Right now, as we face seemingly catastrophic changes in our world, our focus can become more independent and autonomous.  The advent of a smaller more accessible world  through the world wide web, and increased advances in technology, provides an unlimited audience for anyone to demonstrate their gifts and talents by providing an unprecedented platform for creative expression.  There is potential opportunity for even greater wealth despite some initial pain.  This is a clear example of the pie getting bigger; it is the way in which abundance unfolds.  Reinventing and creating new resources requires a new process of learning.  One focused on developing emotional qualities, as human beings, acknowledging and nurturing our authentic talents, and discovering cooperative partnerships.  I will not be so smug as to think we have all the answers, or that the solutions are simple.  In any creative endeavor, more questions will be raised than answered; this is not necessarily a bad thing.   Positive changes are occurring and communities and networks are forming to co-create new learning environments, forums for creative contributions from the masses not just the elite.  We now live in a world where you don’t necessarily need to have connections,  you actually can just  choose to be connected.

I’ll be sharing more thoughts on the changing world of work as we witness its transformation from adolescence to adulthood.  I invite and welcome your personal stories about job loss terror and re-creation.  I hope none of you hold onto the feeling  of being redundant.  My objective is  help replace that feeling with a voice that expresses potential that continues to be defined and fine tuned.

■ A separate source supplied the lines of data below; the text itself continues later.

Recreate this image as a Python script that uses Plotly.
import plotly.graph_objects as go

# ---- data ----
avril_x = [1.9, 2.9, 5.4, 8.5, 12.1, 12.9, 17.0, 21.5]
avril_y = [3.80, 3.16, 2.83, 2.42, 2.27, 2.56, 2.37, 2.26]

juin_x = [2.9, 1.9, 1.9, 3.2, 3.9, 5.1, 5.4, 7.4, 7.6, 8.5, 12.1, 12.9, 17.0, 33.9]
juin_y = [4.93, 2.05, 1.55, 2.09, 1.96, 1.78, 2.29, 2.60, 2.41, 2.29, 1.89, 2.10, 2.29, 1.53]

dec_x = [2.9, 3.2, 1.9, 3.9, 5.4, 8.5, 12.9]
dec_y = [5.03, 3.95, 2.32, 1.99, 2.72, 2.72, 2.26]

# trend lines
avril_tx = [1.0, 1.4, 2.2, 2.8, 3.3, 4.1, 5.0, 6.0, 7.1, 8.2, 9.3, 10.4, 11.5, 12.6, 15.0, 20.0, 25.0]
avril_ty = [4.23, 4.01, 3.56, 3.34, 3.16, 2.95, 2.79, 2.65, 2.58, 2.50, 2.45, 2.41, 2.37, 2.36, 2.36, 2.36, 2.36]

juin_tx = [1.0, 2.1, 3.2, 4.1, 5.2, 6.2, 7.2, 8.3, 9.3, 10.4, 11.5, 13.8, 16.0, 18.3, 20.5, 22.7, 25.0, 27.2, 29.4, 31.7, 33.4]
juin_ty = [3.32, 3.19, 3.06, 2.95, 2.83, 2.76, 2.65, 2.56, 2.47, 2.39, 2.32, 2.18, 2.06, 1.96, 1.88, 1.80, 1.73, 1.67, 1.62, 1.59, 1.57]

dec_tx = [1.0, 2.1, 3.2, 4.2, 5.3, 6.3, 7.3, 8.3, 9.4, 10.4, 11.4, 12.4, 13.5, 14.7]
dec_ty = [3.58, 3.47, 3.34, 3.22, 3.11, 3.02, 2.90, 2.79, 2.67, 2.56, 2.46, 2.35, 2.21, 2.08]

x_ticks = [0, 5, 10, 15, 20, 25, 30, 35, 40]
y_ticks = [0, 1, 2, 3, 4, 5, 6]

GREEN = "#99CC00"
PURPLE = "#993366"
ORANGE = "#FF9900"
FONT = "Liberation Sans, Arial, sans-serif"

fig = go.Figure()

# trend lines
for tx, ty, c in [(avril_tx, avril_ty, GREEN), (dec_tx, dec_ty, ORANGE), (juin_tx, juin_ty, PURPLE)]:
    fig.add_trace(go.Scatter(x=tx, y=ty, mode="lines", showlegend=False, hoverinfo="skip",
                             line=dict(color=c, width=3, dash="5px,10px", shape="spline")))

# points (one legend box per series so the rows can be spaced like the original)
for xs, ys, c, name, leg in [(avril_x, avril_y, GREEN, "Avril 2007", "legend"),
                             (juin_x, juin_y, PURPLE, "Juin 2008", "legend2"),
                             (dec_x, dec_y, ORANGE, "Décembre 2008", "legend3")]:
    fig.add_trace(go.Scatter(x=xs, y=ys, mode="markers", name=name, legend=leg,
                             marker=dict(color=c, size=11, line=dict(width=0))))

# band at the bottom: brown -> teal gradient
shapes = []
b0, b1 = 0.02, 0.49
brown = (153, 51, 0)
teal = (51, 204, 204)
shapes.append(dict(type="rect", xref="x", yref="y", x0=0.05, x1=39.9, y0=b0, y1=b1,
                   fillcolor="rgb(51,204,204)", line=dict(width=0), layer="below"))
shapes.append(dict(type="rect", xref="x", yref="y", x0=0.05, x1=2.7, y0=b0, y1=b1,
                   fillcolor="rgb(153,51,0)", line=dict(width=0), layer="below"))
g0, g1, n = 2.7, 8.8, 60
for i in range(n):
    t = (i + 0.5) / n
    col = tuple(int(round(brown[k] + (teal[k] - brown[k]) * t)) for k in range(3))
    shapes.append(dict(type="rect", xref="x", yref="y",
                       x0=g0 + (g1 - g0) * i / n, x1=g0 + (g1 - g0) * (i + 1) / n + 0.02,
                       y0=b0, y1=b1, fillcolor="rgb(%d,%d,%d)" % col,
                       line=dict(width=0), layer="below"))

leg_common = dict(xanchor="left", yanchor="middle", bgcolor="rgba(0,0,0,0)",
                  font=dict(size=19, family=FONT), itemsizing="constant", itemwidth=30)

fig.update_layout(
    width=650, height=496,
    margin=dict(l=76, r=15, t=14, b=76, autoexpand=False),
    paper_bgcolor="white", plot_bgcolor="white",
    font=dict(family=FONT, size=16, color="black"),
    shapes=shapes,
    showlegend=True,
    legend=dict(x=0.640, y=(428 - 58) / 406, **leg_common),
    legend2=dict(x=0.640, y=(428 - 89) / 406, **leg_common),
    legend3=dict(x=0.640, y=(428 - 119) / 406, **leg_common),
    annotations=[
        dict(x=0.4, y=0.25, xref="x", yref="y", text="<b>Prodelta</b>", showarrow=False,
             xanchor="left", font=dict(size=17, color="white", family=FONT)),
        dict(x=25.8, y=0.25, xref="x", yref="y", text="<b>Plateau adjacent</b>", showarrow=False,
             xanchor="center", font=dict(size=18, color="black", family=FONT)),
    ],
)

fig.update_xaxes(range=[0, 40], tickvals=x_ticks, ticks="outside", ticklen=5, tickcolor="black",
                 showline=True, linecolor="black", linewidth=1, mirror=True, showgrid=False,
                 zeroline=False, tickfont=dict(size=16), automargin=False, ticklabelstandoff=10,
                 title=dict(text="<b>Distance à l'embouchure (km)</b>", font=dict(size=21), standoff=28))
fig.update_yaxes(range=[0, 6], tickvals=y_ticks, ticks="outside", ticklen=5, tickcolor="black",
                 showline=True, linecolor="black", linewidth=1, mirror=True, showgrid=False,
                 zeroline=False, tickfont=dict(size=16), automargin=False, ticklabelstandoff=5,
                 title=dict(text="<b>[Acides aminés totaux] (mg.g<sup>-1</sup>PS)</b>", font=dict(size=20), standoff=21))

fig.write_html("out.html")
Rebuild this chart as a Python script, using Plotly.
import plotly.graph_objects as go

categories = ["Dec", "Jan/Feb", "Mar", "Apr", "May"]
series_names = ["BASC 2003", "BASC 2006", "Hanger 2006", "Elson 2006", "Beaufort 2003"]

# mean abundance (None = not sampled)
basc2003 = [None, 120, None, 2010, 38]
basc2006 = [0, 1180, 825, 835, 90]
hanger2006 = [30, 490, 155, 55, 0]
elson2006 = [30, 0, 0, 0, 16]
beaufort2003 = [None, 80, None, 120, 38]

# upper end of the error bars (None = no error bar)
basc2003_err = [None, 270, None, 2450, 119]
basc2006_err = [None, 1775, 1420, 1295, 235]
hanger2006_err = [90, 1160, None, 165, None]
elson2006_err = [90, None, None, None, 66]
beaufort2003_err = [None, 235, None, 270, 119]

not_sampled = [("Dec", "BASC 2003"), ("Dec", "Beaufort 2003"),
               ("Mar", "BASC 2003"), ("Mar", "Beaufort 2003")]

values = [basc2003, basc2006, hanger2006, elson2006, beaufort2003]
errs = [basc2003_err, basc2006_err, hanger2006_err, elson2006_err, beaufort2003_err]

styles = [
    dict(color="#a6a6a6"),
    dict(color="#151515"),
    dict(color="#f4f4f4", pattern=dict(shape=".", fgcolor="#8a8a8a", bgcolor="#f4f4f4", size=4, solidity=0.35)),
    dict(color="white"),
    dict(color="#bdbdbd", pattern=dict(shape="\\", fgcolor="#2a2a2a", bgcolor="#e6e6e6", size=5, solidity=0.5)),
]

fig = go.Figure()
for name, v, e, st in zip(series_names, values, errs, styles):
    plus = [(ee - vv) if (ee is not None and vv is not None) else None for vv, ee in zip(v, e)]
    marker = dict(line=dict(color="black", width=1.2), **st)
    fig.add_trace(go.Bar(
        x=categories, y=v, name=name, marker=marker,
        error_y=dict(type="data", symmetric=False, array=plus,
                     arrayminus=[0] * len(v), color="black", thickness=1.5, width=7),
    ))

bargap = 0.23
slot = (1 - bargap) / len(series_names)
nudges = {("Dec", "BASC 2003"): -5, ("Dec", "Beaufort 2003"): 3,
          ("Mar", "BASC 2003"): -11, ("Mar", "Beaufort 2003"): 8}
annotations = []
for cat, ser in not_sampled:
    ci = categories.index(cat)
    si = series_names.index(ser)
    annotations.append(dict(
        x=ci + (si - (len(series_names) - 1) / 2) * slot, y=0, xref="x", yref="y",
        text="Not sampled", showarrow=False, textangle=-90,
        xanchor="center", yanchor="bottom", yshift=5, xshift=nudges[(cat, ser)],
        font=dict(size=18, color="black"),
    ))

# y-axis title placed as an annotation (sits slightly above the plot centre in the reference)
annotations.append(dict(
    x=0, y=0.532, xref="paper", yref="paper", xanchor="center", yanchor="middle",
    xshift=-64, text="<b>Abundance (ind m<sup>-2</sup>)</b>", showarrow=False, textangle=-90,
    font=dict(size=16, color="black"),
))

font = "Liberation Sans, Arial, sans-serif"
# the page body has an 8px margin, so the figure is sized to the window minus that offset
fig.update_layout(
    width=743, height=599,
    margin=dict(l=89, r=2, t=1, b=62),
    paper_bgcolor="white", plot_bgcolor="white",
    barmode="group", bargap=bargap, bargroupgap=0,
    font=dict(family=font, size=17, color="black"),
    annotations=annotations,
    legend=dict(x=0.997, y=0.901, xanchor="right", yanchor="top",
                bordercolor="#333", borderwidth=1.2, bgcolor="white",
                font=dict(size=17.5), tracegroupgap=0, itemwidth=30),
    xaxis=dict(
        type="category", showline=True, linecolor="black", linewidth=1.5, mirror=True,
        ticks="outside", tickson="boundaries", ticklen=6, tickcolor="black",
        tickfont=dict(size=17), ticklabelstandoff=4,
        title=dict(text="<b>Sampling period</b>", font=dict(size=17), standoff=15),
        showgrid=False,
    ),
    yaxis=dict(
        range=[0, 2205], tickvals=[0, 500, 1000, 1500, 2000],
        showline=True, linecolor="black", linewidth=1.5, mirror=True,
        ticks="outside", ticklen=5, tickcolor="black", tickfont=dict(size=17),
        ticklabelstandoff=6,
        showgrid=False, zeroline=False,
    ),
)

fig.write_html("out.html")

So, please share with me and my readers your journeys, your stories, experiences and insights; what personal characteristics and circumstances pulled you through turmoil and helped you discover a more rewarding life.  We all have the wisdom and ability to help one another.  I look at this blog as a place where people can come for affirmation and hope. A place where  we can mine for the diamonds that lie hidden in each of us;  where those who have already discovered what worked for them can share  with others who are still searching to find their gems.  Stories that unravel unexpected outcomes give hope for those still caught in the fog, and makes the difference in continuing to move from strive to thrive. Please bring your energy, insight and ideas as we move through this unchartered territory.  Together we will prove Mr. Bingham  wrong.  What we put in our backpacks are meaningful connections, relationships that tie our commonality together and build a strength that can only be achieved through contribution and being part of a supportive, caring community.  Together we can really make the pie bigger!